The question I get asked a lot is what is the advantage of using a filter, compared with just using the camera's manual white balance alone.
When you are very shallow, just below the surface, in the top 2-3m, then white balance alone is absolutely fine. However, once you are deeper than 3m the advantages of a filter become increasingly apparent.
The main advantages are more subtle variations of the colour and, most noticeable, that the foreground is set against a rich blue background.
Many photos taken with manual white balance are characterised with a washed-out background water colour.
A strong blue background is an important aesthetic element in an underwater photograph. Ask anyone what colour the sea is, and they will tell you that it is blue!
Finally, there is the hidden pleasure of filter photography to enjoy: leaving your strobes on the boat and enjoying the freedom of a manoeuvrable, compact rig. Ah, the joy of being a diver!
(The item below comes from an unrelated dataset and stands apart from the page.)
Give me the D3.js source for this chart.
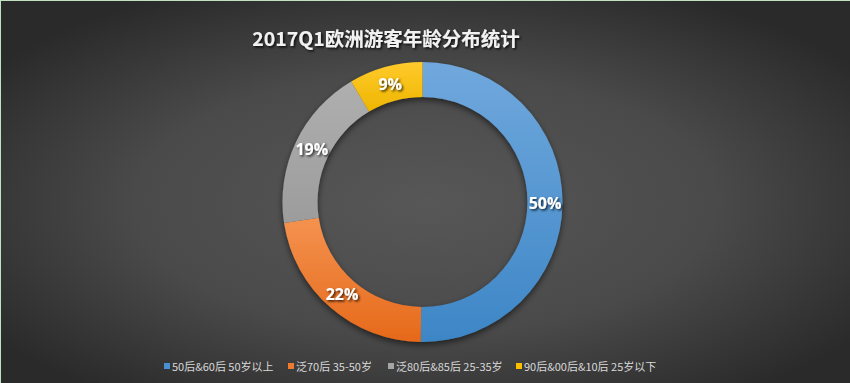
<!DOCTYPE html>
<html>
<head>
<meta charset="utf-8">
<script src="https://cdn.jsdelivr.net/npm/d3@7/dist/d3.min.js"></script>
<style>
  html, body { margin: 0; padding: 0; background: #333; }
  svg { display: block; }
</style>
</head>
<body>
<svg id="chart" width="850" height="383"></svg>
<script>
// ---- data ----
const title = "2017Q1欧洲游客年龄分布统计";
const categories = ["50后&60后 50岁以上", "泛70后 35-50岁", "泛80后&85后 25-35岁", "90后&00后&10后 25岁以下"];
const values = [50.2, 22.4, 18.9, 8.5];
const colorsLight = ["#70a8dd", "#f4924f", "#afafaf", "#ffca2c"];
const colorsDark = ["#3d86c6", "#e6691a", "#9c9c9c", "#eeb600"];
const legendColors = ["#4a90d0", "#ed7a2e", "#a5a5a5", "#fbbf00"];

const W = 850, H = 383;
const svg = d3.select("#chart");
const defs = svg.append("defs");

// background radial gradient
const bg = defs.append("radialGradient").attr("id", "bg")
  .attr("cx", "50%").attr("cy", "53%").attr("r", "62%");
bg.append("stop").attr("offset", "0%").attr("stop-color", "#575757");
bg.append("stop").attr("offset", "55%").attr("stop-color", "#4a4a4a");
bg.append("stop").attr("offset", "100%").attr("stop-color", "#2a2a2a");
svg.append("rect").attr("width", W).attr("height", H).attr("fill", "url(#bg)");
// thin light border at top-left edges
svg.append("rect").attr("x", 0).attr("y", 0).attr("width", W).attr("height", 1).attr("fill", "#bfe3c0");
svg.append("rect").attr("x", 0).attr("y", 0).attr("width", 1).attr("height", H).attr("fill", "#bfe3c0");

// filters
const sh = defs.append("filter").attr("id", "shadow").attr("x", "-20%").attr("y", "-20%").attr("width", "140%").attr("height", "140%");
sh.append("feDropShadow").attr("dx", 0).attr("dy", 3).attr("stdDeviation", 3).attr("flood-color", "#000").attr("flood-opacity", 0.55);
const tsh = defs.append("filter").attr("id", "tshadow").attr("x", "-10%").attr("y", "-30%").attr("width", "120%").attr("height", "160%");
tsh.append("feDropShadow").attr("dx", 1.5).attr("dy", 1.5).attr("stdDeviation", 1.2).attr("flood-color", "#000").attr("flood-opacity", 0.8);

// slice gradients
values.forEach((v, i) => {
  const g = defs.append("linearGradient").attr("id", "g" + i)
    .attr("x1", 0).attr("y1", 0).attr("x2", 0).attr("y2", 1);
  g.append("stop").attr("offset", "0%").attr("stop-color", colorsLight[i]);
  g.append("stop").attr("offset", "100%").attr("stop-color", colorsDark[i]);
});

// title
svg.append("text")
  .attr("x", 386).attr("y", 46)
  .attr("text-anchor", "middle")
  .attr("font-family", "'Noto Sans CJK SC', 'Open Sans', sans-serif")
  .attr("font-weight", "bold")
  .attr("font-size", 19.5)
  .attr("fill", "#f2f2f2")
  .attr("filter", "url(#tshadow)")
  .text(title);

// donut
const cx = 422.5, cy = 202, rOuter = 140, rInner = 105;
const pie = d3.pie().sort(null).value(d => d);
const arcs = pie(values);
const arc = d3.arc().innerRadius(rInner).outerRadius(rOuter);
const labelArc = d3.arc().innerRadius((rInner + rOuter) / 2).outerRadius((rInner + rOuter) / 2);

const g = svg.append("g").attr("transform", `translate(${cx},${cy})`);
const ring = g.append("g").attr("filter", "url(#shadow)");
ring.selectAll("path").data(arcs).join("path")
  .attr("d", arc)
  .attr("fill", (d, i) => `url(#g${i})`);

g.selectAll("text.lbl").data(arcs).join("text")
  .attr("class", "lbl")
  .attr("transform", d => `translate(${labelArc.centroid(d)})`)
  .attr("text-anchor", "middle")
  .attr("dy", "0.36em")
  .attr("font-family", "'Open Sans', sans-serif")
  .attr("font-weight", "bold")
  .attr("font-size", 16)
  .attr("fill", "#ffffff")
  .attr("filter", "url(#tshadow)")
  .text(d => Math.round(d.data) + "%");

// legend
const legend = svg.append("g");
const items = legend.selectAll("g").data(categories).join("g");
items.append("rect").attr("width", 6).attr("height", 6).attr("y", -5)
  .attr("fill", (d, i) => legendColors[i]);
items.append("text").attr("x", 8).attr("y", 0).attr("dy", "0.3em")
  .attr("font-family", "'Noto Sans CJK SC', sans-serif")
  .attr("font-size", 11)
  .attr("fill", "#d9d9d9")
  .text(d => d);
const legendX = [164, 288, 388, 516];
items.attr("transform", (d, i) => `translate(${legendX[i]},368)`);
</script>
</body>
</html>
Sometimes filter shots can look a bit flat on the LCD screen under water. I have had photographers show me their filter shots after a dive, disappointed that they couldn’t get the filter and white balance working.
However, when they see the images again at the surface they are really pleased. So whatever happens, keep shooting!

Under water we can set white balance against a white slate or grey card, but most of the time a neutral-coloured section of reef or wreck is fine – as long as it is done at the same depth as the subject.
Common problems that cause trouble in setting white balance are when the camera is under-exposing the white-balance target, the target is in shadow, or we are too deep.

The most important factor with filters is to shoot with the light. Pay attention to how it is lighting the scene. It must be coming from behind us, lighting up the subject.
This lesson is the other great reward of filter photography. I am convinced that my wide-angle strobe photography under water improved dramatically when the discipline of shooting filters taught me to pay proper attention to light.